** TASK REQUIREMENTS **
The lines from the top of the material below through the line containing "ARIAL = 'Liberation Sans'" are to be printed exactly, with pictures omitted.

-*-

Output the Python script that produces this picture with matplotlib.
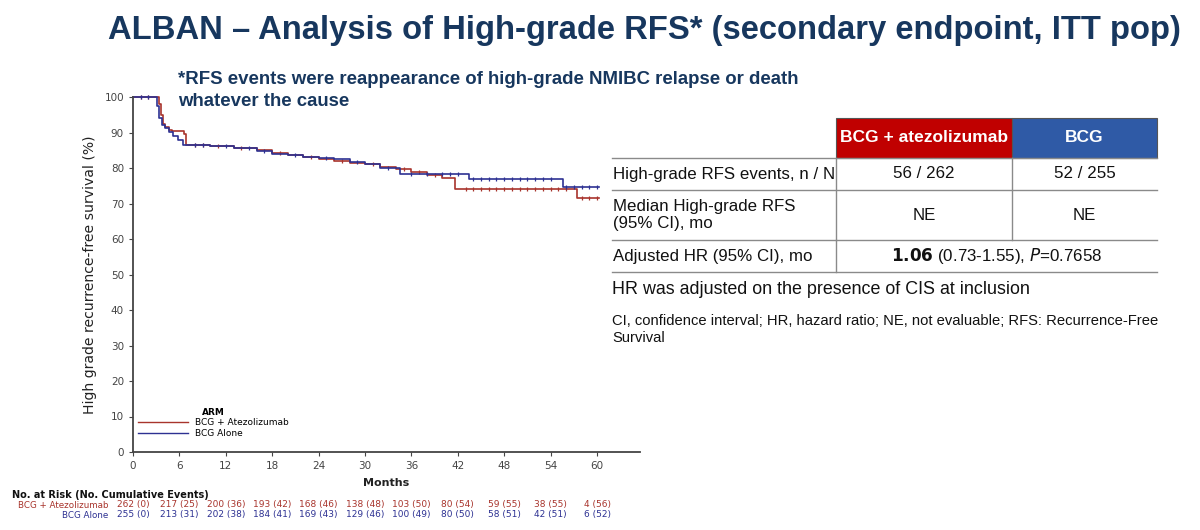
import matplotlib
matplotlib.use('Agg')
import matplotlib.pyplot as plt
from matplotlib.patches import Rectangle
import numpy as np

# Kaplan-Meier step data (months, survival %)
atezo_t = [0, 3.3, 3.6, 3.9, 4.2, 4.6, 5.0, 6.6, 6.9, 10, 13, 16, 18, 20, 22, 24, 26,
           28, 30, 32, 34, 36, 38, 40, 41.7, 57.4]
atezo_s = [100, 98, 95, 92.5, 91.5, 90.8, 90.3, 89.6, 86.6, 86.2, 85.6, 85.0, 84.2, 83.8,
           83.0, 82.5, 82.0, 81.5, 81.0, 80.3, 79.6, 78.8, 78.0, 77.2, 74.1, 71.5]
bcg_t = [0, 3.1, 3.4, 3.7, 4.1, 4.6, 5.2, 5.8, 6.5, 10, 13, 16, 18, 20, 22, 24, 26, 28,
         30, 32, 34.5, 43.4, 55.6]
bcg_s = [100, 97.5, 94, 92, 91.2, 90.2, 89.0, 87.8, 86.4, 86.2, 85.5, 84.8, 84.0, 83.6,
         83.2, 82.8, 82.4, 81.8, 81.0, 80.0, 78.2, 76.8, 74.6]
t_end = 60.2

# censoring times (tick marks on curves)
atezo_cens = [1, 2, 8, 9, 11, 14, 19, 23, 27, 31, 35, 37, 39, 43, 44, 45, 46, 47, 48, 49,
              50, 51, 52, 53, 54, 55, 56, 58, 59, 60]
bcg_cens = [1, 2, 8, 9, 12, 15, 17, 21, 25, 29, 33, 36, 38, 40, 41, 42, 44, 45, 46, 47,
            48, 49, 50, 51, 52, 53, 54, 56, 57, 58, 59, 60]

risk_months = [0, 6, 12, 18, 24, 30, 36, 42, 48, 54, 60]
atezo_risk = ['262 (0)', '217 (25)', '200 (36)', '193 (42)', '168 (46)', '138 (48)',
              '103 (50)', '80 (54)', '59 (55)', '38 (55)', '4 (56)']
bcg_risk = ['255 (0)', '213 (31)', '202 (38)', '184 (41)', '169 (43)', '129 (46)',
            '100 (49)', '80 (50)', '58 (51)', '42 (51)', '6 (52)']

table_cols = ['BCG + atezolizumab', 'BCG']
table_rows = ['High-grade RFS events, n / N', 'Median High-grade RFS\n(95% CI), mo',
              'Adjusted HR (95% CI), mo']
table_atezo = ['56 / 262', 'NE']
table_bcg = ['52 / 255', 'NE']

RED = '#a8342c'
BLUE = '#2d3192'
NAVY = '#17375e'
ARIAL = 'Liberation Sans'

W, H = 1200, 530
fig = plt.figure(figsize=(12, 5.3), dpi=100)

# KM axes
x0, x1, ytop, ybot = 133, 640, 97, 452
ax = fig.add_axes([x0 / W, 1 - ybot / H, (x1 - x0) / W, (ybot - ytop) / H])
ax.patch.set_visible(False)
px_per_month = (597 - 133) / 60
ax.set_xlim(0, (x1 - x0) / px_per_month)
ax.set_ylim(0, 100)


def km_line(t, s, cens, color, label):
    tt = list(t) + [t_end]
    ss = list(s) + [s[-1]]
    ax.step(tt, ss, where='post', color=color, lw=1.2, label=label, clip_on=False)
    idx = np.searchsorted(t, cens, side='right') - 1
    ax.plot(cens, np.array(s)[idx], ls='none', marker='|', ms=3, mew=0.9, color=color,
            clip_on=False)


km_line(atezo_t, atezo_s, atezo_cens, RED, 'BCG + Atezolizumab')
km_line(bcg_t, bcg_s, bcg_cens, BLUE, 'BCG Alone')

for sp in ['top', 'right']:
    ax.spines[sp].set_visible(False)
for sp in ['left', 'bottom']:
    ax.spines[sp].set_color('#444444')
    ax.spines[sp].set_linewidth(1.3)
ax.set_xticks(risk_months)
ax.set_yticks(range(0, 101, 10))
ax.tick_params(labelsize=7.5, colors='#444444', length=3, width=0.8)
ax.set_xlabel('Months', fontsize=8, fontweight='bold', color='#222222', labelpad=5)
ax.set_ylabel('High grade recurrence-free survival (%)', fontsize=8.5, color='#222222',
              labelpad=5)

leg = ax.legend(loc='lower left', bbox_to_anchor=(0.0, 0.025), frameon=False, fontsize=6.5,
                title='ARM', handlelength=5.5, labelspacing=0.15, borderaxespad=0.2,
                title_fontproperties={'weight': 'bold', 'size': 6.5})
for h in leg.get_lines():
    h.set_linewidth(1.0)

# overlay for texts / table in pixel coordinates (on top, transparent)
ov = fig.add_axes([0, 0, 1, 1])
ov.set_xlim(0, W)
ov.set_ylim(H, 0)
ov.axis('off')

fig.canvas.draw()
renderer = fig.canvas.get_renderer()


def fit(txt, width, vertical=False):
    # scale the font so the text spans the size measured on the picture
    bb = txt.get_window_extent(renderer)
    w = bb.height if vertical else bb.width
    txt.set_fontsize(txt.get_fontsize() * width / w)
    return txt


fit(ax.yaxis.label, 280, vertical=True)

# number at risk table
ov.text(12, 495, 'No. at Risk (No. Cumulative Events)', fontsize=7, fontweight='bold',
        color='#111111', va='center')
ov.text(108, 505, 'BCG + Atezolizumab', fontsize=6.3, color=RED, ha='right', va='center')
ov.text(108, 515, 'BCG Alone', fontsize=6.3, color=BLUE, ha='right', va='center')
for m, a, b in zip(risk_months, atezo_risk, bcg_risk):
    px = x0 + m * px_per_month
    ov.text(px, 505, a, fontsize=6.5, color=RED, ha='center', va='center')
    ov.text(px, 515, b, fontsize=6.5, color=BLUE, ha='center', va='center')

# title and footnote
fit(ov.text(108, 31, 'ALBAN \u2013 Analysis of High-grade RFS* (secondary endpoint, ITT pop)',
            fontsize=28, fontweight='bold', color=NAVY, va='center', family=ARIAL), 1072)
sub = fit(ov.text(178, 79, '*RFS events were reappearance of high-grade NMIBC relapse or death',
                  fontsize=12, fontweight='bold', color=NAVY, va='center', family=ARIAL), 619)
ov.text(178, 102, 'whatever the cause', fontsize=sub.get_fontsize(), fontweight='bold',
        color=NAVY, va='center', family=ARIAL)

# summary table
cx = [612, 836, 1012, 1157]
ry = [118, 158, 190, 240, 272]
ov.add_patch(Rectangle((cx[1], ry[0]), cx[2] - cx[1], ry[1] - ry[0], fc='#c00000',
                       ec='#555555', lw=0.8))
ov.add_patch(Rectangle((cx[2], ry[0]), cx[3] - cx[2], ry[1] - ry[0], fc='#2f5aa6',
                       ec='#555555', lw=0.8))
for i, name in enumerate(table_cols):
    ov.text((cx[i + 1] + cx[i + 2]) / 2, (ry[0] + ry[1]) / 2, name, fontsize=12.5,
            fontweight='bold', color='white', ha='center', va='center', family=ARIAL)
for y in ry[1:]:
    ov.plot([cx[0], cx[3]], [y, y], color='#8a8a8a', lw=1.0)
for x in cx[1:3]:
    ov.plot([x, x], [ry[1], ry[3]], color='#8a8a8a', lw=1.0)
ov.plot([cx[1], cx[1]], [ry[3], ry[4]], color='#8a8a8a', lw=1.0)
for i, lab in enumerate(table_rows):
    t = ov.text(cx[0] + 1, (ry[i + 1] + ry[i + 2]) / 2, lab, fontsize=13, color='#111111',
                va='center', family=ARIAL, linespacing=1.1)
    if i == 0:
        fit(t, 221)
        row_fs = t.get_fontsize()
    else:
        t.set_fontsize(row_fs)
for i in range(2):
    ym = (ry[i + 1] + ry[i + 2]) / 2
    ov.text((cx[1] + cx[2]) / 2, ym, table_atezo[i], fontsize=row_fs, color='#111111',
            ha='center', va='center', family=ARIAL)
    ov.text((cx[2] + cx[3]) / 2, ym, table_bcg[i], fontsize=row_fs, color='#111111',
            ha='center', va='center', family=ARIAL)
ov.text((cx[1] + cx[3]) / 2, (ry[3] + ry[4]) / 2,
        r'$\mathbf{1.06}$ (0.73-1.55), $\mathit{P}$=0.7658', fontsize=row_fs,
        color='#111111', ha='center', va='center', family=ARIAL)

fit(ov.text(612, 289, 'HR was adjusted on the presence of CIS at inclusion', fontsize=12,
            color='#111111', va='center', family=ARIAL), 418)
ci = fit(ov.text(612, 321, 'CI, confidence interval; HR, hazard ratio; NE, not evaluable; '
                 'RFS: Recurrence-Free', fontsize=10, color='#111111', va='center',
                 family=ARIAL), 545)
ov.text(612, 338, 'Survival', fontsize=ci.get_fontsize(), color='#111111', va='center',
        family=ARIAL)

fig.savefig('out.png', dpi=100)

-*-

** EXERCISE SOLUTION **
Output the Python script that produces this picture with matplotlib.
import matplotlib
matplotlib.use('Agg')
import matplotlib.pyplot as plt
from matplotlib.patches import Rectangle
import numpy as np

# Kaplan-Meier step data (months, survival %)
atezo_t = [0, 3.3, 3.6, 3.9, 4.2, 4.6, 5.0, 6.6, 6.9, 10, 13, 16, 18, 20, 22, 24, 26,
           28, 30, 32, 34, 36, 38, 40, 41.7, 57.4]
atezo_s = [100, 98, 95, 92.5, 91.5, 90.8, 90.3, 89.6, 86.6, 86.2, 85.6, 85.0, 84.2, 83.8,
           83.0, 82.5, 82.0, 81.5, 81.0, 80.3, 79.6, 78.8, 78.0, 77.2, 74.1, 71.5]
bcg_t = [0, 3.1, 3.4, 3.7, 4.1, 4.6, 5.2, 5.8, 6.5, 10, 13, 16, 18, 20, 22, 24, 26, 28,
         30, 32, 34.5, 43.4, 55.6]
bcg_s = [100, 97.5, 94, 92, 91.2, 90.2, 89.0, 87.8, 86.4, 86.2, 85.5, 84.8, 84.0, 83.6,
         83.2, 82.8, 82.4, 81.8, 81.0, 80.0, 78.2, 76.8, 74.6]
t_end = 60.2

# censoring times (tick marks on curves)
atezo_cens = [1, 2, 8, 9, 11, 14, 19, 23, 27, 31, 35, 37, 39, 43, 44, 45, 46, 47, 48, 49,
              50, 51, 52, 53, 54, 55, 56, 58, 59, 60]
bcg_cens = [1, 2, 8, 9, 12, 15, 17, 21, 25, 29, 33, 36, 38, 40, 41, 42, 44, 45, 46, 47,
            48, 49, 50, 51, 52, 53, 54, 56, 57, 58, 59, 60]

risk_months = [0, 6, 12, 18, 24, 30, 36, 42, 48, 54, 60]
atezo_risk = ['262 (0)', '217 (25)', '200 (36)', '193 (42)', '168 (46)', '138 (48)',
              '103 (50)', '80 (54)', '59 (55)', '38 (55)', '4 (56)']
bcg_risk = ['255 (0)', '213 (31)', '202 (38)', '184 (41)', '169 (43)', '129 (46)',
            '100 (49)', '80 (50)', '58 (51)', '42 (51)', '6 (52)']

table_cols = ['BCG + atezolizumab', 'BCG']
table_rows = ['High-grade RFS events, n / N', 'Median High-grade RFS\n(95% CI), mo',
              'Adjusted HR (95% CI), mo']
table_atezo = ['56 / 262', 'NE']
table_bcg = ['52 / 255', 'NE']

RED = '#a8342c'
BLUE = '#2d3192'
NAVY = '#17375e'
ARIAL = 'Liberation Sans'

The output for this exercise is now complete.